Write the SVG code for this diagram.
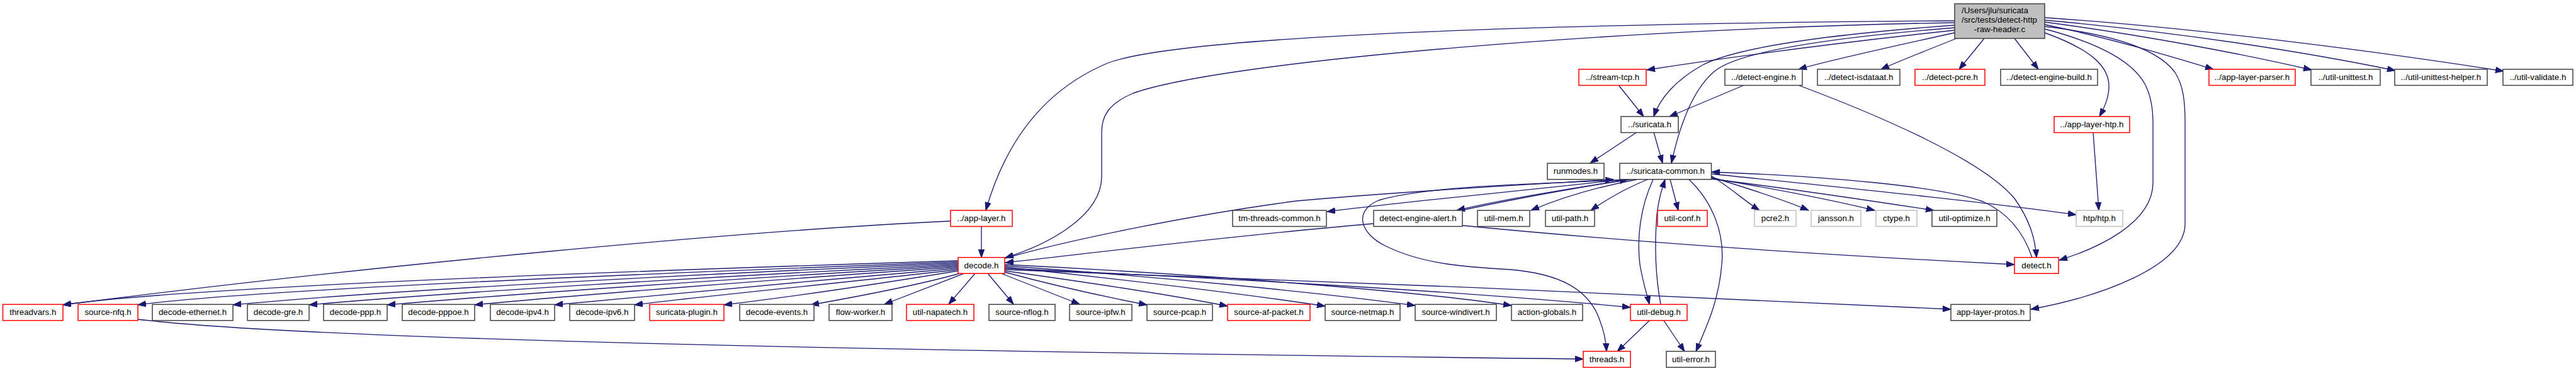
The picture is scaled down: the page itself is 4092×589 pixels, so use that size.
<svg xmlns="http://www.w3.org/2000/svg" width="4092" height="589" viewBox="0 0 4092 589">
<style>
.n rect{fill:#fff;stroke:#404040;stroke-width:1.5}
.n.r rect{stroke:#ff0000}
.n.g rect{stroke:#bfbfbf}
.n.root rect{fill:#bfbfbf;stroke:#404040}
text{font-family:"Liberation Sans",Arial,Helvetica,sans-serif;font-size:13.33px;fill:#000;text-anchor:middle}
#edges path{fill:none;stroke:#191970;stroke-width:1.33;marker-end:url(#a)}
</style>
<defs>
<marker id="a" markerUnits="userSpaceOnUse" markerWidth="14" markerHeight="10" refX="13" refY="5" orient="auto">
<path d="M0,0.3 L13,5 L0,9.7 z" fill="#191970" stroke="#191970" stroke-width="1"/>
</marker>
</defs>
<rect width="4092" height="589" fill="#fff"/>
<g id="edges">
<path d="M3105,33 C2500,37 1880,55 1760,100 C1640,150 1590,250 1566,334"/>
<path d="M3105,36 C2600,44 1950,95 1800,148 C1760,165 1750,185 1750,210 L1750,280 C1750,345 1660,390 1597,409"/>
<path d="M3105,48 C2900,70 2720,95 2616,111"/>
<path d="M3105,40 C2900,55 2760,75 2705,103 C2660,128 2636,158 2627,185"/>
<path d="M3105,44 C2880,62 2760,85 2725,112 C2690,140 2668,200 2655,259"/>
<path d="M3105,52 C3000,75 2900,97 2857,110"/>
<path d="M3108,61 C3060,80 3010,100 2988,110"/>
<path d="M3152,61 L3112,110"/>
<path d="M3200,61 L3238,110"/>
<path d="M3248,52 C3320,78 3352,105 3350,140 C3349,158 3342,172 3335,185"/>
<path d="M3248,46 C3340,70 3390,100 3408,135 C3418,155 3420,175 3420,195 L3420,290 C3420,355 3330,395 3271,413"/>
<path d="M3248,42 C3360,55 3430,80 3455,115 C3468,135 3471,160 3471,195 L3471,355 C3471,425 3330,472 3226,491"/>
<path d="M3248,39 C3350,60 3450,90 3516,110"/>
<path d="M3248,35 C3400,55 3560,85 3672,111"/>
<path d="M3248,32 C3450,50 3650,80 3805,112"/>
<path d="M3248,28 C3500,45 3800,85 3977,113"/>
<path d="M2571,135 L2611,185"/>
<path d="M2771,135 L2652,185"/>
<path d="M2856,135 C2990,185 3150,255 3200,315 C3225,350 3233,380 3235,409"/>
<path d="M3228,409 C3215,370 3190,338 3150,320 C3080,295 2900,280 2719,273"/>
<path d="M2600,210 L2526,259"/>
<path d="M2627,210 L2641,259"/>
<path d="M3325,210 L3334,334"/>
<path d="M2576,285 C2450,300 2250,318 2108,336"/>
<path d="M1597,410 C1700,380 1900,340 2060,319 C2250,302 2450,292 2563,285"/>
<path d="M2590,285 C2500,298 2380,318 2314,334"/>
<path d="M2322,334 C2395,318 2500,299 2586,285"/>
<path d="M2572,286 C2400,293 2260,297 2190,318 C2150,335 2160,370 2200,390 C2260,420 2330,424 2400,428 C2480,435 2520,460 2538,500 C2548,525 2551,540 2552,558"/>
<path d="M2600,285 C2520,300 2470,318 2432,334"/>
<path d="M2617,285 C2580,300 2550,318 2527,334"/>
<path d="M2653,285 L2666,334"/>
<path d="M2626,285 C2605,330 2600,380 2605,420 C2610,450 2617,470 2620,483"/>
<path d="M2638,483 C2630,440 2628,390 2632,340 C2635,315 2640,300 2645,285"/>
<path d="M2683,285 C2720,320 2740,370 2735,420 C2730,480 2710,520 2694,558"/>
<path d="M2718,279 C2745,295 2770,318 2795,334"/>
<path d="M2718,281 C2780,300 2840,320 2873,334"/>
<path d="M2718,283 C2820,300 2920,320 2978,334"/>
<path d="M2718,284 C2850,300 2980,320 3072,334"/>
<path d="M2718,276 C2900,295 3150,320 3298,341"/>
<path d="M2620,509 L2569,558"/>
<path d="M2643,509 L2676,558"/>
<path d="M1559,360 L1559,409"/>
<path d="M1510,351 C1200,365 600,420 100,484"/>
<path d="M2182,355 C1950,375 1750,400 1597,417"/>
<path d="M2323,358 C2600,385 2900,405 3200,420"/>
<path d="M219,507 C450,535 1200,555 2515,570"/>
<path d="M1596,428 C2000,442 2700,470 3099,491"/>
<path d="M1596,426 C1900,440 2300,460 2590,488"/>
<path d="M1522,414 C1000,430 300,455 100,484"/>
<path d="M1522,416 C1000,435 400,460 219,484"/>
<path d="M1522,418 C1100,435 600,462 370,484"/>
<path d="M1522,420 C1150,438 700,465 491,484"/>
<path d="M1522,422 C1200,440 800,468 615,484"/>
<path d="M1522,424 C1250,442 900,470 754,484"/>
<path d="M1522,426 C1300,445 1000,472 881,484"/>
<path d="M1522,428 C1350,448 1100,472 1008,484"/>
<path d="M1522,430 C1400,450 1250,472 1150,484"/>
<path d="M1525,434 C1450,455 1350,473 1288,484"/>
<path d="M1532,434 L1405,483"/>
<path d="M1549,434 L1507,483"/>
<path d="M1569,434 L1610,483"/>
<path d="M1590,434 L1715,483"/>
<path d="M1596,432 C1680,455 1760,472 1822,484"/>
<path d="M1596,430 C1740,450 1870,470 1950,486"/>
<path d="M1596,424 C1800,445 2000,470 2105,486"/>
<path d="M1596,422 C1850,440 2100,465 2248,485"/>
<path d="M1596,420 C1900,435 2250,462 2401,485"/>
</g>
<g id="root" class="n root"><rect x="3105" y="6" width="143" height="55"/><text x="3116" y="20.5" style="text-anchor:start">/Users/jlu/suricata</text><text x="3116" y="35.5" style="text-anchor:start">/src/tests/detect-http</text><text x="3176.5" y="50.5">-raw-header.c</text></g>
<g id="stream_tcp" class="n r"><rect x="2508" y="110" width="107" height="25.5"/><text x="2561.5" y="127">../stream-tcp.h</text></g>
<g id="detect_engine" class="n"><rect x="2740" y="110" width="123" height="25.5"/><text x="2801.5" y="127">../detect-engine.h</text></g>
<g id="detect_isdataat" class="n"><rect x="2887" y="110" width="131" height="25.5"/><text x="2952.5" y="127">../detect-isdataat.h</text></g>
<g id="detect_pcre" class="n r"><rect x="3042" y="110" width="111" height="25.5"/><text x="3097.5" y="127">../detect-pcre.h</text></g>
<g id="detect_engine_build" class="n"><rect x="3178" y="110" width="154" height="25.5"/><text x="3255" y="127">../detect-engine-build.h</text></g>
<g id="app_layer_parser" class="n r"><rect x="3509" y="110" width="137" height="25.5"/><text x="3577.5" y="127">../app-layer-parser.h</text></g>
<g id="util_unittest" class="n"><rect x="3671" y="110" width="110" height="25.5"/><text x="3726" y="127">../util-unittest.h</text></g>
<g id="util_unittest_helper" class="n"><rect x="3804" y="110" width="147" height="25.5"/><text x="3877.5" y="127">../util-unittest-helper.h</text></g>
<g id="util_validate" class="n"><rect x="3976" y="110" width="111" height="25.5"/><text x="4031.5" y="127">../util-validate.h</text></g>
<g id="suricata" class="n"><rect x="2575" y="185" width="91" height="25.5"/><text x="2620.5" y="202">../suricata.h</text></g>
<g id="app_layer_htp" class="n r"><rect x="3263" y="185" width="120" height="25.5"/><text x="3323" y="202">../app-layer-htp.h</text></g>
<g id="runmodes" class="n"><rect x="2458" y="259.3" width="90" height="25.5"/><text x="2503" y="276.3">runmodes.h</text></g>
<g id="suricata_common" class="n"><rect x="2573" y="259.3" width="145.5" height="25.5"/><text x="2645.75" y="276.3">../suricata-common.h</text></g>
<g id="app_layer" class="n r"><rect x="1510" y="334" width="98" height="25.5"/><text x="1559" y="351">../app-layer.h</text></g>
<g id="tm_threads_common" class="n"><rect x="1958" y="334" width="149" height="25.5"/><text x="2032.5" y="351">tm-threads-common.h</text></g>
<g id="detect_engine_alert" class="n"><rect x="2182" y="334" width="141" height="25.5"/><text x="2252.5" y="351">detect-engine-alert.h</text></g>
<g id="util_mem" class="n"><rect x="2347" y="334" width="83" height="25.5"/><text x="2388.5" y="351">util-mem.h</text></g>
<g id="util_path" class="n"><rect x="2455" y="334" width="78" height="25.5"/><text x="2494" y="351">util-path.h</text></g>
<g id="util_conf" class="n r"><rect x="2633" y="334" width="79" height="25.5"/><text x="2672.5" y="351">util-conf.h</text></g>
<g id="pcre2" class="n g"><rect x="2787" y="334" width="66" height="25.5"/><text x="2820" y="351">pcre2.h</text></g>
<g id="jansson" class="n g"><rect x="2877" y="334" width="79" height="25.5"/><text x="2916.5" y="351">jansson.h</text></g>
<g id="ctype" class="n g"><rect x="2980" y="334" width="65" height="25.5"/><text x="3012.5" y="351">ctype.h</text></g>
<g id="util_optimize" class="n"><rect x="3069" y="334" width="103" height="25.5"/><text x="3120.5" y="351">util-optimize.h</text></g>
<g id="htp_htp" class="n g"><rect x="3298" y="334" width="74" height="25.5"/><text x="3335" y="351">htp/htp.h</text></g>
<g id="decode" class="n r"><rect x="1522" y="408.7" width="74" height="25.5"/><text x="1559" y="425.7">decode.h</text></g>
<g id="detect" class="n r"><rect x="3200" y="408.7" width="70" height="25.5"/><text x="3235" y="425.7">detect.h</text></g>
<g id="threadvars" class="n r"><rect x="4.5" y="483.3" width="95.5" height="25.5"/><text x="52.25" y="500.3">threadvars.h</text></g>
<g id="source_nfq" class="n r"><rect x="124" y="483.3" width="95" height="25.5"/><text x="171.5" y="500.3">source-nfq.h</text></g>
<g id="decode_ethernet" class="n"><rect x="242" y="483.3" width="128" height="25.5"/><text x="306" y="500.3">decode-ethernet.h</text></g>
<g id="decode_gre" class="n"><rect x="393" y="483.3" width="98" height="25.5"/><text x="442" y="500.3">decode-gre.h</text></g>
<g id="decode_ppp" class="n"><rect x="514" y="483.3" width="101" height="25.5"/><text x="564.5" y="500.3">decode-ppp.h</text></g>
<g id="decode_pppoe" class="n"><rect x="639" y="483.3" width="115" height="25.5"/><text x="696.5" y="500.3">decode-pppoe.h</text></g>
<g id="decode_ipv4" class="n"><rect x="779" y="483.3" width="102" height="25.5"/><text x="830" y="500.3">decode-ipv4.h</text></g>
<g id="decode_ipv6" class="n"><rect x="905" y="483.3" width="103" height="25.5"/><text x="956.5" y="500.3">decode-ipv6.h</text></g>
<g id="suricata_plugin" class="n r"><rect x="1032" y="483.3" width="118" height="25.5"/><text x="1091" y="500.3">suricata-plugin.h</text></g>
<g id="decode_events" class="n"><rect x="1175" y="483.3" width="118" height="25.5"/><text x="1234" y="500.3">decode-events.h</text></g>
<g id="flow_worker" class="n"><rect x="1317" y="483.3" width="100" height="25.5"/><text x="1367" y="500.3">flow-worker.h</text></g>
<g id="util_napatech" class="n r"><rect x="1440" y="483.3" width="107" height="25.5"/><text x="1493.5" y="500.3">util-napatech.h</text></g>
<g id="source_nflog" class="n"><rect x="1571" y="483.3" width="105" height="25.5"/><text x="1623.5" y="500.3">source-nflog.h</text></g>
<g id="source_ipfw" class="n"><rect x="1699" y="483.3" width="99" height="25.5"/><text x="1748.5" y="500.3">source-ipfw.h</text></g>
<g id="source_pcap" class="n"><rect x="1822" y="483.3" width="104" height="25.5"/><text x="1874" y="500.3">source-pcap.h</text></g>
<g id="source_af_packet" class="n r"><rect x="1950" y="483.3" width="131" height="25.5"/><text x="2015.5" y="500.3">source-af-packet.h</text></g>
<g id="source_netmap" class="n"><rect x="2105" y="483.3" width="119" height="25.5"/><text x="2164.5" y="500.3">source-netmap.h</text></g>
<g id="source_windivert" class="n"><rect x="2248" y="483.3" width="129" height="25.5"/><text x="2312.5" y="500.3">source-windivert.h</text></g>
<g id="action_globals" class="n"><rect x="2401" y="483.3" width="113" height="25.5"/><text x="2457.5" y="500.3">action-globals.h</text></g>
<g id="util_debug" class="n r"><rect x="2590" y="483.3" width="90" height="25.5"/><text x="2635" y="500.3">util-debug.h</text></g>
<g id="app_layer_protos" class="n"><rect x="3099" y="483.3" width="126" height="25.5"/><text x="3162" y="500.3">app-layer-protos.h</text></g>
<g id="threads" class="n r"><rect x="2515" y="557.7" width="75" height="25.5"/><text x="2552.5" y="574.7">threads.h</text></g>
<g id="util_error" class="n"><rect x="2647" y="557.7" width="78" height="25.5"/><text x="2686" y="574.7">util-error.h</text></g>
</svg>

## What is asked
Among the lines of the data, identify those with the word "size". Copy each of them.

## Solution to this task
The picture is scaled down: the page itself is 4092×589 pixels, so use that size.
text{font-family:"Liberation Sans",Arial,Helvetica,sans-serif;font-size:13.33px;fill:#000;text-anchor:middle}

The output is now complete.